Why would this be considered an illegal cheat? In a networked game, shouldn't the only determinative factor be whose input arrives at the server first?
The server doesn't always decide. It's common for shooters to want to guarantee that if it looks like you shot the other player on your screen, the game will react as if you shot the other player, even if the server would have considered it a miss due to timing differences. Those things can really only be done by trusting the client not to lie, which means verifying that the client hasn't been tampered with.
Plus, there's a lot of cases where the server sends some pieces of information to the client but the user isn't supposed to see it. The locations of the other players is a common example, where people modify their client to render outlines of players through walls. That's a huge advantage but doesn't even affect anything hit registration related.
> It's common for shooters to want to guarantee that if it looks like you shot the other player on your screen, the game will react as if you shot the other player, even if the server would have considered it a miss due to timing differences. Those things can really only be done by trusting the client not to lie, which means verifying that the client hasn't been tampered with.

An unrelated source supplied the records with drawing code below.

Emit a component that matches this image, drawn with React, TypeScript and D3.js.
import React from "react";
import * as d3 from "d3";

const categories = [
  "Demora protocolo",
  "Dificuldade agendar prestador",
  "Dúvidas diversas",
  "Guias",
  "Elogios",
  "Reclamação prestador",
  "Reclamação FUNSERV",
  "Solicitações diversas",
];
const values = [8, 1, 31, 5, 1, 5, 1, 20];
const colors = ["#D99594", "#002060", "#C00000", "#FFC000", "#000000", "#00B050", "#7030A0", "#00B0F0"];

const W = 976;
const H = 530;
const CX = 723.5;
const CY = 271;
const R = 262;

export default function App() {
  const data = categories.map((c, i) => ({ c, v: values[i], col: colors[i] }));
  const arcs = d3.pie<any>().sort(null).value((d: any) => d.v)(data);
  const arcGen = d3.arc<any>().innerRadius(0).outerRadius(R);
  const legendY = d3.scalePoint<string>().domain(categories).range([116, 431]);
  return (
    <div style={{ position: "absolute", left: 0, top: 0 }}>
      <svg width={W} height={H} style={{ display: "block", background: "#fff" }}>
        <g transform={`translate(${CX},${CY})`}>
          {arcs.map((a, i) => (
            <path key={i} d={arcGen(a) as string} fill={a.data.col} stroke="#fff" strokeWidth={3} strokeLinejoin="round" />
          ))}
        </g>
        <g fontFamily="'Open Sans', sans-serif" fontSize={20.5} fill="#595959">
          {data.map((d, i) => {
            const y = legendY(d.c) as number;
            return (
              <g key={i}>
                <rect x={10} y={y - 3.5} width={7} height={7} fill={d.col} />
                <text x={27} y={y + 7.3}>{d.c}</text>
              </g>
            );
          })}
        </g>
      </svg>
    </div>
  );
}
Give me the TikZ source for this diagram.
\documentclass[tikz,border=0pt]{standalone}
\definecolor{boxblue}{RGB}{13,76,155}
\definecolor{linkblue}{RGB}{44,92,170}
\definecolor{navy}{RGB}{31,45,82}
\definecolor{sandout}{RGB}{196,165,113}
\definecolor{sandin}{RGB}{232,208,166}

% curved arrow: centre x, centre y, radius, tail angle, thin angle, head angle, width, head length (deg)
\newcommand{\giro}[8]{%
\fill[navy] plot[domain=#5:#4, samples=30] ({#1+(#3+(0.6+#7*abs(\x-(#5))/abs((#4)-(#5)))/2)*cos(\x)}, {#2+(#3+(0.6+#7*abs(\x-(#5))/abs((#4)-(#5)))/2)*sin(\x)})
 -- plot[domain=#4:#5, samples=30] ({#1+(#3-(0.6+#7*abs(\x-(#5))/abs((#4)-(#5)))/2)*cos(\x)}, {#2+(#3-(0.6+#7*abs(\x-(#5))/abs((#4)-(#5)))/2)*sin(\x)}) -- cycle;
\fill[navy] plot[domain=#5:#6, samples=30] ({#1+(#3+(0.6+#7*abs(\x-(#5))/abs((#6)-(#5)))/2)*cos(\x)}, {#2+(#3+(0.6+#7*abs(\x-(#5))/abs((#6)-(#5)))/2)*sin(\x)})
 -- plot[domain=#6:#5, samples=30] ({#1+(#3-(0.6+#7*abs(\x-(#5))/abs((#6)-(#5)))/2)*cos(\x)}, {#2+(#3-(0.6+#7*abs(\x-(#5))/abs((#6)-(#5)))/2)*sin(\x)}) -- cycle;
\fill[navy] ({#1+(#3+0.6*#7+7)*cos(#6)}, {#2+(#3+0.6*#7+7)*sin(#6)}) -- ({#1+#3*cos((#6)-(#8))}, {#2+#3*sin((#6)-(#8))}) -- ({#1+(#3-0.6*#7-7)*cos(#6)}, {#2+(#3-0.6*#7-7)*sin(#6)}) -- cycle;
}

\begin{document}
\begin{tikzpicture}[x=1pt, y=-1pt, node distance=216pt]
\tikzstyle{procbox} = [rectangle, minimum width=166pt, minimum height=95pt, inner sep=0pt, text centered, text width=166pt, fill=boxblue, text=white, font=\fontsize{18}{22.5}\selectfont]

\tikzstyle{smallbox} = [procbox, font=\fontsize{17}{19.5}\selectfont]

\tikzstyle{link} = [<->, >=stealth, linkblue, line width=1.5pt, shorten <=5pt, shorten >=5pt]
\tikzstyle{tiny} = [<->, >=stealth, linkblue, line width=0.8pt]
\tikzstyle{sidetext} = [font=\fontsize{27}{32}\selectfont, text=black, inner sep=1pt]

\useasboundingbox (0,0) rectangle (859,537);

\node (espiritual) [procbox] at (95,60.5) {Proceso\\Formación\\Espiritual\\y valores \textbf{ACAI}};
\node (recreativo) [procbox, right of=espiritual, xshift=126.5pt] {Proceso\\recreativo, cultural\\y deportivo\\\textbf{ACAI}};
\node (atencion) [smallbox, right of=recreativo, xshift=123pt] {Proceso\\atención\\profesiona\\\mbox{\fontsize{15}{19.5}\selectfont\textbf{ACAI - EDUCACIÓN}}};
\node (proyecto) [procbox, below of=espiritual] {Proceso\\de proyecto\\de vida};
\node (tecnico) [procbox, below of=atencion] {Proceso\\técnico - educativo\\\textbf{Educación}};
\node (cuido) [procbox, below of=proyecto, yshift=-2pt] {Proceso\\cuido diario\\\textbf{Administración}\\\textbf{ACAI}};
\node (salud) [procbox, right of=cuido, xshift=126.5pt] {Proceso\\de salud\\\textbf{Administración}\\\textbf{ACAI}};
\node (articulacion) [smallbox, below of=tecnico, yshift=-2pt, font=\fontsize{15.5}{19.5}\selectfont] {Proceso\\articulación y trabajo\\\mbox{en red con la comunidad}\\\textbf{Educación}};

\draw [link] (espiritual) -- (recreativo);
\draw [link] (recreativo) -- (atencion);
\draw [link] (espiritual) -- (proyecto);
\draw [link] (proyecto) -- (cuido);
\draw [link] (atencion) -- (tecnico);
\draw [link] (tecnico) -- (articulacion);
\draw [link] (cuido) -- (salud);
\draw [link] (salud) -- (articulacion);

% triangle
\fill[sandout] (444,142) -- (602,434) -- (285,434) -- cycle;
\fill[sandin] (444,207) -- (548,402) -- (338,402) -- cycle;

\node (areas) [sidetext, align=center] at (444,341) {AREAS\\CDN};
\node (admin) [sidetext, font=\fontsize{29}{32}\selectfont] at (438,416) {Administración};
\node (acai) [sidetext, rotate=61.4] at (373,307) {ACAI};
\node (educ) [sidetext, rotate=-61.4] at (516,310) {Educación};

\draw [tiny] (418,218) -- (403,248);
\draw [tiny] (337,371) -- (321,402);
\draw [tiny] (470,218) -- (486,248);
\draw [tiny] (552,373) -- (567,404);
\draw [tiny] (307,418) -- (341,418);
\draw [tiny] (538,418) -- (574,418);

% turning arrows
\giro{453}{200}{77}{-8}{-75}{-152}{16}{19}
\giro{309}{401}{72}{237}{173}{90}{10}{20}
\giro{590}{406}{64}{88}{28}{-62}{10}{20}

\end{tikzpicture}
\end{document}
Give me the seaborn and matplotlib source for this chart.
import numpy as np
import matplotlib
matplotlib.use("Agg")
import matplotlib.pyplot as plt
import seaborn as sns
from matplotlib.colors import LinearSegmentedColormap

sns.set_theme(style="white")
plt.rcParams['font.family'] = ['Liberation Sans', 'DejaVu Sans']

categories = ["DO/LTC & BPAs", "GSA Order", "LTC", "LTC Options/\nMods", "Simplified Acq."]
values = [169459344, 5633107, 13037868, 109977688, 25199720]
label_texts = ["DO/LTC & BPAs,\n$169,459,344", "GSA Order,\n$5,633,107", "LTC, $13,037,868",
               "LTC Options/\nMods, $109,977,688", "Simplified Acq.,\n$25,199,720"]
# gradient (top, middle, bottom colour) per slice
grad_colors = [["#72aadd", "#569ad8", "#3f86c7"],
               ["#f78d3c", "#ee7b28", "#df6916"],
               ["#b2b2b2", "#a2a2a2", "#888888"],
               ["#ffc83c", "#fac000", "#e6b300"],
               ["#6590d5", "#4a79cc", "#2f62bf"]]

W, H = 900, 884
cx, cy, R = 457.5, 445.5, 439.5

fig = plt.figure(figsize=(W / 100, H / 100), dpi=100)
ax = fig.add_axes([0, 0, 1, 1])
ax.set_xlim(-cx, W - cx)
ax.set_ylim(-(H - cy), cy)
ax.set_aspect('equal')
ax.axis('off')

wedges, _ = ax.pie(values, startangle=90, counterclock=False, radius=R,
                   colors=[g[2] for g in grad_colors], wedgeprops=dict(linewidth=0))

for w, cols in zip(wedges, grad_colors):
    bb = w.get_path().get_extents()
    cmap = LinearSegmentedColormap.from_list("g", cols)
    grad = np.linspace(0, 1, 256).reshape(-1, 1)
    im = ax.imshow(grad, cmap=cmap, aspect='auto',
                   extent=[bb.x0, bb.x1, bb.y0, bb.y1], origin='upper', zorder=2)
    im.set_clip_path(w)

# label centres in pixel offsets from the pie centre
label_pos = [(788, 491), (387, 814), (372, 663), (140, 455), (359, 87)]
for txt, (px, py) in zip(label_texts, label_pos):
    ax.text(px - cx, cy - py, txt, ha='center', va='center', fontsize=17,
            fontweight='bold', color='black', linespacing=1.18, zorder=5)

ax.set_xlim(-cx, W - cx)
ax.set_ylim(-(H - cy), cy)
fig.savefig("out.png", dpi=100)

Why does server-authoritative backwards reconciliation require trusting the client not to lie? The server keeps a history of the past N states and client claims to hits are verified by the server using that history. A client could lie and say it made a hit in one of those prior states (but not an state the client invented whole cloth.) But if the client is doing that then from the server's perspective that player is lagging and backwards reconciliation makes lagging players easier for other players to hit.
Obviously if you're doing client-authoritative unlagging then you need anticheat, but AFAIK competitive shooters have used server authoritative backwards reconciliation ever since the early 00s.
If the target is moving and the shooter is moving their crosshair, there doesn't have to be a single server-side state where where shooter's crosshair is on the target's hitbox. Yet the shooter, being usually tens or hundreds of milliseconds out of sync with the server yet responding instantly to player input, might have had their crosshair right on the target's hitbox when they click the shoot button. Modern games usually still want to register that as a hit; it's a principle is called "favor the shooter". I don't see how that doesn't mean reacting to a state which the client invented whole cloth?
Not that this really matters. If you think that you could do favor the shooter style hit registration in a completely server authoritative way, we can just use wall hacks or aim bots as an example instead.
If you read deep into the community and play something like modern warfare 2 2022 (mw2) you'll see quite often the game seems to purposely lag players and decide outcomes on a per engagement basis. kill cams show a totally different set of events than what you saw on say a decent PC such as running around a corner and you shot first but kill cam shows the opposite. they aren't just doing de lag or whatever they are balancing kill death ratios too.
This makes me wonder—how much performance would you loose by taking a "distrusted client" approach, and only sending data that you want the player to know about? Could you make cheating basically impossible?
Valorant and Counter-Strike attempt to do this as much as they can, not sending information about enemies the player shouldn't be able to see. This is not flawless, though, probably due to performance or latency requirements.
Iirc, Warzone also sends information about non-existing players to suspected cheaters to attempt detecting aimbots.
I think the client also receives information about non-visible-but-nearby players for things like footstep noises. In counter strike you can hear a person around the corner running around, reloading, etc. and I think in some cases you can shoot through thin walls at these players. Even if they are completely obscured from view.
Ah, so it's considered a "bot" because the game is expecting something to reach the display before a human responded? The card isn't doing any network input, so something must be checking if the state was blitted before the human response...(?!)
It's not considered bot or anything. It's just Valve forbids any software signed or unsigned to mess with game executable, data or memory without being specifically whitelisted.
Why? Because even if software doing this is legitimate it's can still be used by actual cheaters by patching it.
They are being banned for the game code being modified in memory, the anti cheat knows nothing about the fact that input latency was decreased. And no, reducing input latency is not considered a cheat, anywhere, no game does that.
Yep exactly. It does remind me of the story of someone coming to quake con in the 90s though and using a "feature" of idtech game engines where it tied a lot of code to frame rate and thus once you get enough fps, time accelerated effectively for that player. I think it was ruled not a cheat for that season (I could be wrong it's been over 20 years) but discouraged for future years.
Not sure if that's what you're referring to, but quake 3 physics behaved differently based on the client frame rate. 125Hz made all of the physics steps round up when jumping, allowing for just a little extra height that allowed for some jumps.
My guess: this changes the timing profile of the overall game/engine. If the engine monitors itself for erratic/unexpected delays, it may conclude that it's running under a debugger if certain procedures take far longer (or shorter) than they should.
You can literally check if something has attached itself to your executable or replaced a DLL. No need to check for timings or anything particularly elaborate.